Seafloor nutrient factories: The use of silicon and germanium isotopes to investigate early marine sediment diagenesis

The release of elements from shallow sediments through dissolution and other chemical reactions is an important source of key nutrients into the marine system that are essential for supporting biological production and carbon cycling. Dissolved silicon (Si) is one such nutrient, which is critical for the growth of diatoms, an important group of algae that are responsible for a significant proportion of organic carbon production in the oceans. Shallow sediments contain various reactive pools of silica and are an important source of dissolved silicon to overlying waters in various marine settings (e.g. Michalopolous & Aller, 2004), especially in areas lacking significant fluvial silicon input. Germanium (Ge) is the 'chemical twin' of Si, and its stable isotopes could be used together with Si isotopes to investigate these previously under-explored reactive silica pools, associated with non-biological and redox-sensitive oxides and hydroxides, as well as biological silica within continental margins and shelf-seas (Baronas et al., 2019; Guillermic et al., 2017; Ng et al., 2019; Pokrovsky et al., 2014).
Project Aims and Methods
The overall aim is to use paired silicon and germanium isotopes to investigate active processes within shallow sediments from continental shelves, to better understand the release of dissolved Si from sediments into overlying waters, and to better constrain the marine Ge budget.

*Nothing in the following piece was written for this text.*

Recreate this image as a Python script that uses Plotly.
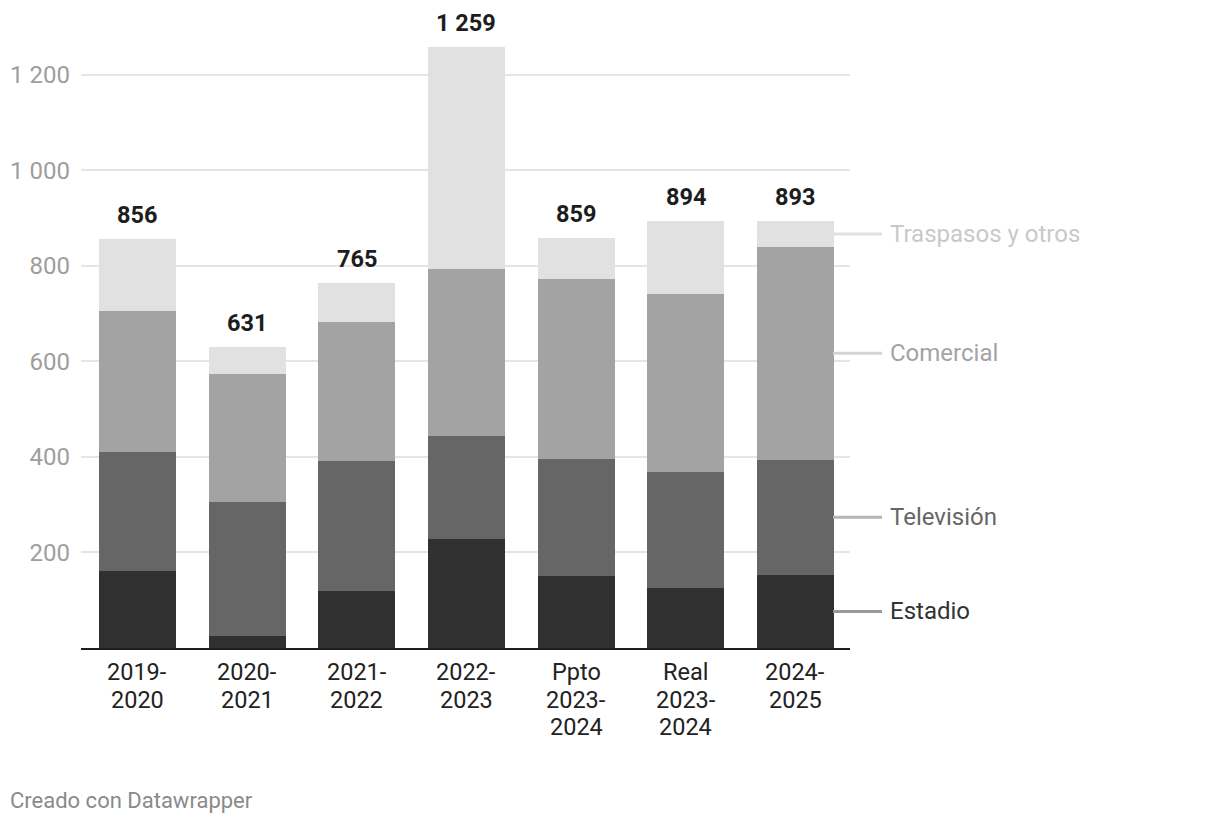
import plotly.graph_objects as go

categories = ["2019-<br>2020", "2020-<br>2021", "2021-<br>2022", "2022-<br>2023",
              "Ppto<br>2023-<br>2024", "Real<br>2023-<br>2024", "2024-<br>2025"]
estadio = [161, 25, 119, 228, 151, 126, 153]
television = [249, 281, 273, 216, 245, 243, 241]
comercial = [296, 268, 291, 350, 377, 372, 446]
traspasos = [150, 57, 82, 465, 86, 153, 53]
totals = [856, 631, 765, 1259, 859, 894, 893]
y_ticks = [200, 400, 600, 800, 1000, 1200]

series = [
    ("Estadio", estadio, "#303030", "#333333", "#999999"),
    ("Televisión", television, "#666666", "#666666", "#b5b5b5"),
    ("Comercial", comercial, "#a3a3a3", "#a3a3a3", "#d3d3d3"),
    ("Traspasos y otros", traspasos, "#e1e1e1", "#c9c9c9", "#e1e1e1"),
]

xs = list(range(len(categories)))
FONT = "Roboto"
W, H = 1212, 816
L, T, PW, PH = 73, 19, 769, 621
fig = go.Figure()
for name, vals, color, _, _ in series:
    fig.add_trace(go.Bar(x=xs, y=vals, name=name, marker=dict(color=color, line=dict(width=0)),
                         width=0.702, hoverinfo="y+name"))

def fmt(v):
    return f"{v:,}".replace(",", " ")

for x, t in zip(xs, totals):
    fig.add_annotation(x=x, y=t, text=f"<b>{fmt(t)}</b>", showarrow=False, yanchor="middle",
                       yshift=24, font=dict(family=FONT, size=23.5, color="#1d1d1d"))

# category labels, one annotation per line for tighter line spacing
for x, cat in zip(xs, categories):
    for i, line in enumerate(cat.split("<br>")):
        fig.add_annotation(x=x, xref="x", yref="paper", y=0, yshift=-(24 + 27.5 * i),
                           text=line, showarrow=False, yanchor="middle",
                           font=dict(family=FONT, size=23.5, color="#222222"))

# direct labels on the right, at midpoints of the last bar's segments
last = len(xs) - 1
base = 0
for name, vals, _, tcolor, lcolor in series:
    mid = base + vals[last] / 2
    base += vals[last]
    fig.add_shape(type="line", xref="paper", yref="y", x0=(825 - L) / PW, x1=(874 - L) / PW,
                  y0=mid, y1=mid, line=dict(color=lcolor, width=3))
    fig.add_annotation(xref="paper", x=(880 - L) / PW, y=mid, text=name, showarrow=False,
                       xanchor="left", yanchor="middle",
                       font=dict(family=FONT, size=24, color=tcolor))

fig.add_annotation(xref="paper", yref="paper", x=(0 - L) / PW, y=(T + PH - 792) / PH,
                   xanchor="left", yanchor="middle", text="Creado con Datawrapper",
                   showarrow=False, font=dict(family=FONT, size=22, color="#8a8a8a"))

fig.update_layout(
    barmode="stack", width=W, height=H, showlegend=False,
    margin=dict(l=L, r=W - L - PW, t=T, b=H - T - PH, autoexpand=False),
    plot_bgcolor="white", paper_bgcolor="white", separators=", ",
    font=dict(family=FONT),
    xaxis=dict(tickvals=xs, showticklabels=False, range=[-0.515, len(xs) - 0.503],
               showline=True, linecolor="#1d1d1d", linewidth=2, showgrid=False, ticks="",
               automargin=False),
    yaxis=dict(range=[0, 1300], tickvals=y_ticks, ticktext=[fmt(v) for v in y_ticks],
               showgrid=True, gridcolor="#e5e5e5", gridwidth=1.5, zeroline=False,
               ticks="", ticklabelstandoff=10, automargin=False,
               tickfont=dict(family=FONT, size=24, color="#9e9e9e")),
)
fig.write_html("out.html")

The specific objectives will include refining Ge isotope measurements for seawater, porewater, and sediment leach analyses using cutting-edge plasma mass spectrometry methods within the Bristol Isotope Group; analysis of Ge isotopes within samples reacted under controlled laboratory experiments carried out in collaboration with Jeffrey Krause at DISL; analysis of Si and Ge isotopes as well as inorganic macronutrients, and trace metals (e.g. iron and manganese) in natural sediment samples from contrasting high and low-latitude continental shelf seas. There is flexibility within the project to focus on specific aspects of Ge/Si analytical method development, laboratory or field analyses of a wider range of redox-sensitive isotope systems (e.g uranium isotopes, measured at Cardiff University), or geochemical modelling.